[start]

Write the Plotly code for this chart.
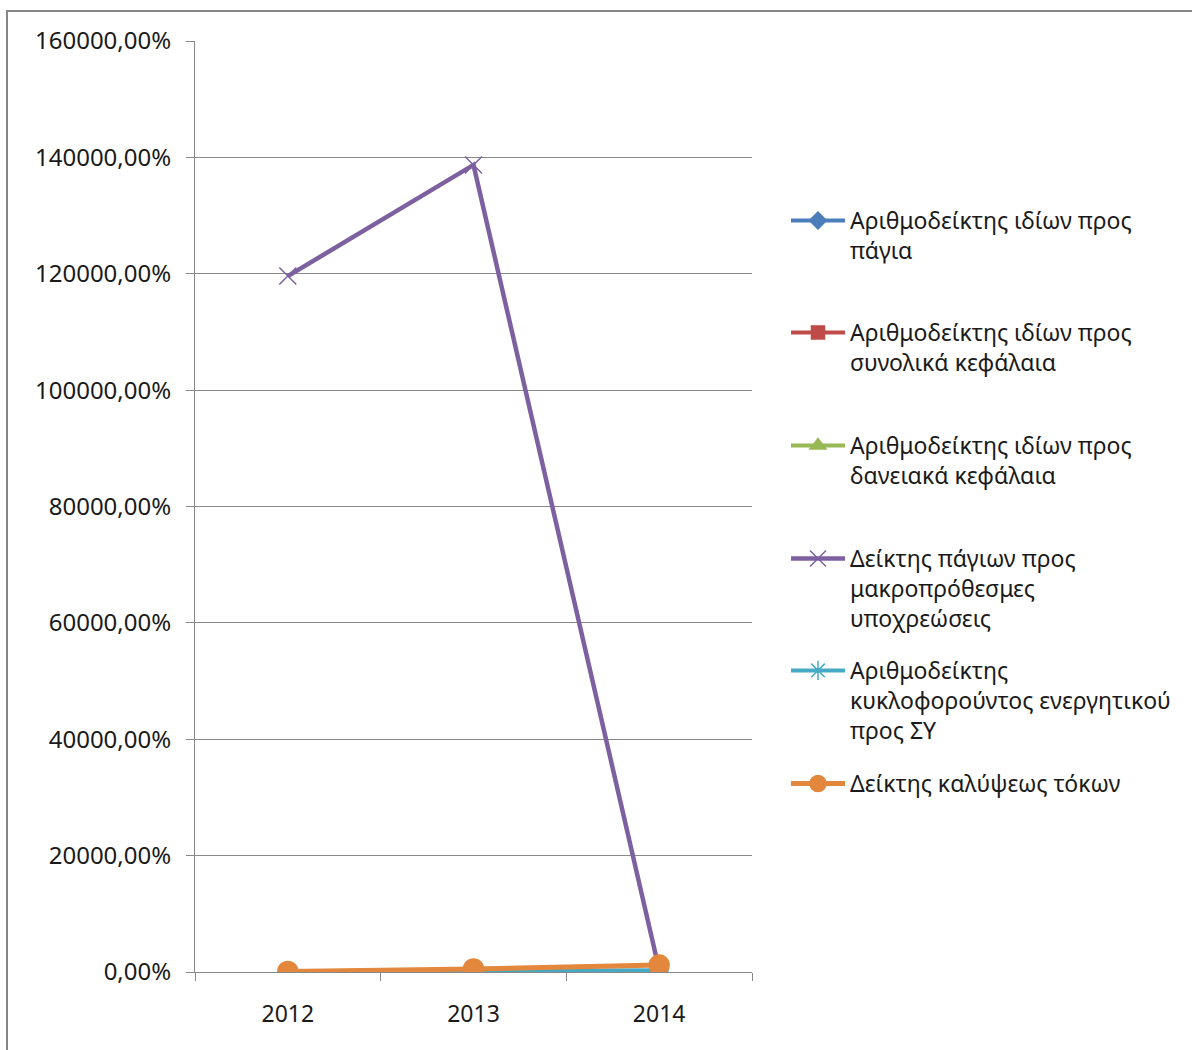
import plotly.graph_objects as go

# Years on the category axis
years = ["2012", "2013", "2014"]

# Ratio values (1.0 = 100%)
equity_to_fixed = [0.9, 1.1, 1.3]
equity_to_total = [0.4, 0.5, 0.6]
equity_to_debt = [0.7, 1.0, 1.5]
fixed_to_longterm = [1196.0, 1387.0, 4.0]
current_ratio = [1.2, 1.5, 3.0]
interest_coverage = [1.0, 5.2, 12.0]

series_names = [
    "Αριθμοδείκτης ιδίων προς<br>πάγια",
    "Αριθμοδείκτης ιδίων προς<br>συνολικά κεφάλαια",
    "Αριθμοδείκτης ιδίων προς<br>δανειακά κεφάλαια",
    "Δείκτης πάγιων προς<br>μακροπρόθεσμες<br>υποχρεώσεις",
    "Αριθμοδείκτης<br>κυκλοφορούντος ενεργητικού<br>προς ΣΥ",
    "Δείκτης καλύψεως τόκων",
]

series_values = [
    equity_to_fixed, equity_to_total, equity_to_debt,
    fixed_to_longterm, current_ratio, interest_coverage,
]

styles = [
    dict(color="#4A7EBB", symbol="diamond", msize=13, mline="#4A7EBB", lw=4),
    dict(color="#BE4B48", symbol="square", msize=13, mline="#BE4B48", lw=4),
    dict(color="#98B954", symbol="triangle-up", msize=14, mline="#98B954", lw=4),
    dict(color="#7D60A0", symbol="x-thin-open", msize=17, mline="#A795C4", lw=4.5),
    dict(color="#46AAC5", symbol="asterisk-open", msize=16, mline="#7CC3D8", lw=4),
    dict(color="#E2873C", symbol="circle", msize=20, mline="#E2873C", lw=5),
]

FONT = "Noto Sans"
TEXT = "#1a1a1a"
GRID = "#888888"

fig = go.Figure()

legend_ids = ["legend", "legend2", "legend3", "legend4", "legend5", "legend6"]

for name, vals, st, lg in zip(series_names, series_values, styles, legend_ids):
    fig.add_trace(go.Scatter(
        x=years, y=vals, name=name, mode="lines+markers",
        line=dict(color=st["color"], width=st["lw"]),
        marker=dict(symbol=st["symbol"], size=st["msize"], color=st["color"],
                    line=dict(color=st["mline"], width=1.5)),
        legend=lg,
    ))

# Plot area in pixels: x 195..752, y 41..972
W, H = 1192, 1050
L, R, T, B = 195, 752, 41, 972
pw, ph = R - L, B - T


def px_to_paper_x(px):
    return (px - L) / pw


def px_to_paper_y(py):
    return (B - py) / ph


legend_tops = [199, 311, 424, 537, 649, 762]
layout_legends = {}
for lg, top in zip(legend_ids, legend_tops):
    layout_legends[lg] = dict(
        x=px_to_paper_x(786), xanchor="left",
        y=px_to_paper_y(top), yanchor="top",
        font=dict(family=FONT, size=23, color=TEXT),
        bgcolor="rgba(0,0,0,0)", borderwidth=0,
        itemwidth=54, valign="top", tracegroupgap=0,
    )

fig.update_layout(
    width=W, height=H,
    margin=dict(l=L, r=W - R, t=T, b=H - B, autoexpand=False),
    paper_bgcolor="white", plot_bgcolor="white",
    separators=",.",
    showlegend=True,
    font=dict(family=FONT, size=23, color=TEXT),
    **layout_legends,
)

fig.update_xaxes(
    type="category", range=[-0.5, 2.5],
    showline=True, linecolor=GRID, linewidth=1,
    ticks="outside", tickson="boundaries", ticklen=8, tickcolor=GRID,
    showgrid=False, zeroline=False,
    tickfont=dict(family=FONT, size=23, color=TEXT),
    ticklabelstandoff=21,
)

fig.update_yaxes(
    range=[0, 1600], dtick=200, tickformat=".2%",
    showline=True, linecolor=GRID, linewidth=1,
    ticks="outside", ticklen=8, tickcolor=GRID,
    showgrid=True, gridcolor=GRID, gridwidth=1, zeroline=False,
    tickfont=dict(family=FONT, size=24, color=TEXT),
    ticklabelstandoff=10,
)

# Chart frame
fig.add_shape(
    type="rect", xref="paper", yref="paper", layer="below",
    x0=px_to_paper_x(7), x1=px_to_paper_x(1230),
    y0=px_to_paper_y(1090), y1=px_to_paper_y(11),
    line=dict(color="#868686", width=2), fillcolor="rgba(0,0,0,0)",
)

fig.write_html("out.html")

[end]

AIM ▸ Print the complete listing exactly, apart from any pictures.

RESULT ▸
Write the Plotly code for this chart.
import plotly.graph_objects as go

# Years on the category axis
years = ["2012", "2013", "2014"]

# Ratio values (1.0 = 100%)
equity_to_fixed = [0.9, 1.1, 1.3]
equity_to_total = [0.4, 0.5, 0.6]
equity_to_debt = [0.7, 1.0, 1.5]
fixed_to_longterm = [1196.0, 1387.0, 4.0]
current_ratio = [1.2, 1.5, 3.0]
interest_coverage = [1.0, 5.2, 12.0]

series_names = [
    "Αριθμοδείκτης ιδίων προς<br>πάγια",
    "Αριθμοδείκτης ιδίων προς<br>συνολικά κεφάλαια",
    "Αριθμοδείκτης ιδίων προς<br>δανειακά κεφάλαια",
    "Δείκτης πάγιων προς<br>μακροπρόθεσμες<br>υποχρεώσεις",
    "Αριθμοδείκτης<br>κυκλοφορούντος ενεργητικού<br>προς ΣΥ",
    "Δείκτης καλύψεως τόκων",
]

series_values = [
    equity_to_fixed, equity_to_total, equity_to_debt,
    fixed_to_longterm, current_ratio, interest_coverage,
]

styles = [
    dict(color="#4A7EBB", symbol="diamond", msize=13, mline="#4A7EBB", lw=4),
    dict(color="#BE4B48", symbol="square", msize=13, mline="#BE4B48", lw=4),
    dict(color="#98B954", symbol="triangle-up", msize=14, mline="#98B954", lw=4),
    dict(color="#7D60A0", symbol="x-thin-open", msize=17, mline="#A795C4", lw=4.5),
    dict(color="#46AAC5", symbol="asterisk-open", msize=16, mline="#7CC3D8", lw=4),
    dict(color="#E2873C", symbol="circle", msize=20, mline="#E2873C", lw=5),
]

FONT = "Noto Sans"
TEXT = "#1a1a1a"
GRID = "#888888"

fig = go.Figure()

legend_ids = ["legend", "legend2", "legend3", "legend4", "legend5", "legend6"]

for name, vals, st, lg in zip(series_names, series_values, styles, legend_ids):
    fig.add_trace(go.Scatter(
        x=years, y=vals, name=name, mode="lines+markers",
        line=dict(color=st["color"], width=st["lw"]),
        marker=dict(symbol=st["symbol"], size=st["msize"], color=st["color"],
                    line=dict(color=st["mline"], width=1.5)),
        legend=lg,
    ))

# Plot area in pixels: x 195..752, y 41..972
W, H = 1192, 1050
L, R, T, B = 195, 752, 41, 972
pw, ph = R - L, B - T


def px_to_paper_x(px):
    return (px - L) / pw


def px_to_paper_y(py):
    return (B - py) / ph


legend_tops = [199, 311, 424, 537, 649, 762]
layout_legends = {}
for lg, top in zip(legend_ids, legend_tops):
    layout_legends[lg] = dict(
        x=px_to_paper_x(786), xanchor="left",
        y=px_to_paper_y(top), yanchor="top",
        font=dict(family=FONT, size=23, color=TEXT),
        bgcolor="rgba(0,0,0,0)", borderwidth=0,
        itemwidth=54, valign="top", tracegroupgap=0,
    )

fig.update_layout(
    width=W, height=H,
    margin=dict(l=L, r=W - R, t=T, b=H - B, autoexpand=False),
    paper_bgcolor="white", plot_bgcolor="white",
    separators=",.",
    showlegend=True,
    font=dict(family=FONT, size=23, color=TEXT),
    **layout_legends,
)

fig.update_xaxes(
    type="category", range=[-0.5, 2.5],
    showline=True, linecolor=GRID, linewidth=1,
    ticks="outside", tickson="boundaries", ticklen=8, tickcolor=GRID,
    showgrid=False, zeroline=False,
    tickfont=dict(family=FONT, size=23, color=TEXT),
    ticklabelstandoff=21,
)

fig.update_yaxes(
    range=[0, 1600], dtick=200, tickformat=".2%",
    showline=True, linecolor=GRID, linewidth=1,
    ticks="outside", ticklen=8, tickcolor=GRID,
    showgrid=True, gridcolor=GRID, gridwidth=1, zeroline=False,
    tickfont=dict(family=FONT, size=24, color=TEXT),
    ticklabelstandoff=10,
)

# Chart frame
fig.add_shape(
    type="rect", xref="paper", yref="paper", layer="below",
    x0=px_to_paper_x(7), x1=px_to_paper_x(1230),
    y0=px_to_paper_y(1090), y1=px_to_paper_y(11),
    line=dict(color="#868686", width=2), fillcolor="rgba(0,0,0,0)",
)

fig.write_html("out.html")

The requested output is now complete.